Could every country have a Green New Deal? Report charts paths for 143 countries
https://www.sciencedaily.com/releases/2019/12/191220150545.htm
In this update, Mark Z. Jacobson of Stanford University and his team find low-cost, stable grid solutions in 24 world regions encompassing the 143 countries. They project that transitioning to clean, renewable energy could reduce worldwide energy needs by 57%, create 28.6 million more jobs than are lost, and reduce energy, health, and climate costs by 91% compared with a business-as-usual analysis. The new paper makes use of updated data about how each country's energy use is changing, acknowledges lower costs and greater availability of renewable energy and storage technology, includes new countries in its analysis, and accounts for recently built clean, renewable infrastructure in some countries.

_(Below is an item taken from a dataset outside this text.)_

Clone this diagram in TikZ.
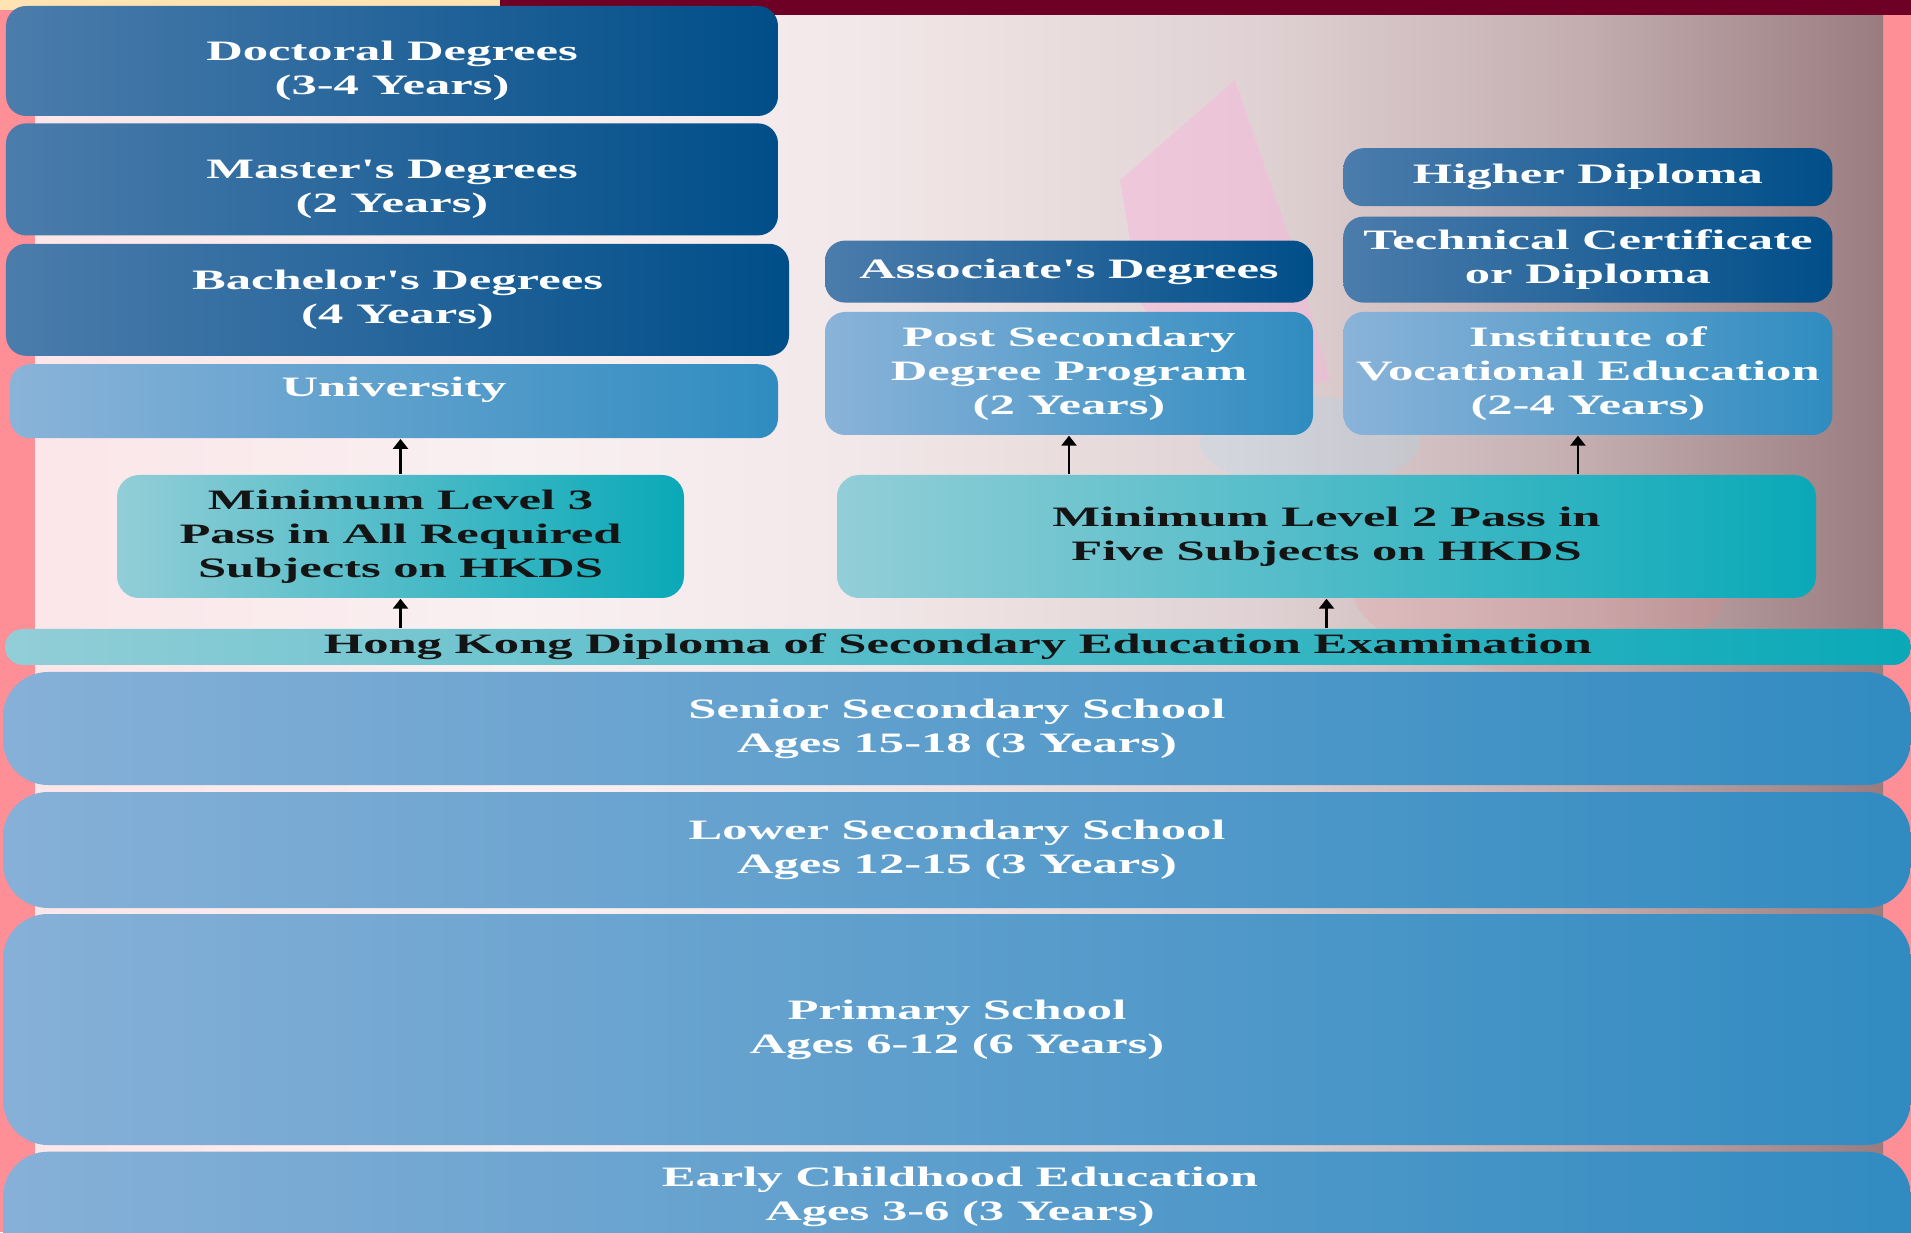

"There are a lot of countries that have committed to doing something to counteract the growing impacts of global warming, but they still don't know exactly what to do," says Jacobson, a professor of civil and environmental engineering at Stanford and the co-founder of the Solutions Project, a U.S. non-profit educating the public and policymakers about a transition to 100% clean, renewable energy. "How it would work? How it would keep the lights on? To be honest, many of the policymakers and advocates supporting and promoting the Green New Deal don't have a good idea of the details of what the actual system looks like or what the impact of a transition is. It's more an abstract concept. So, we're trying to quantify it and to pin down what one possible system might look like. This work can help fill that void and give countries guidance."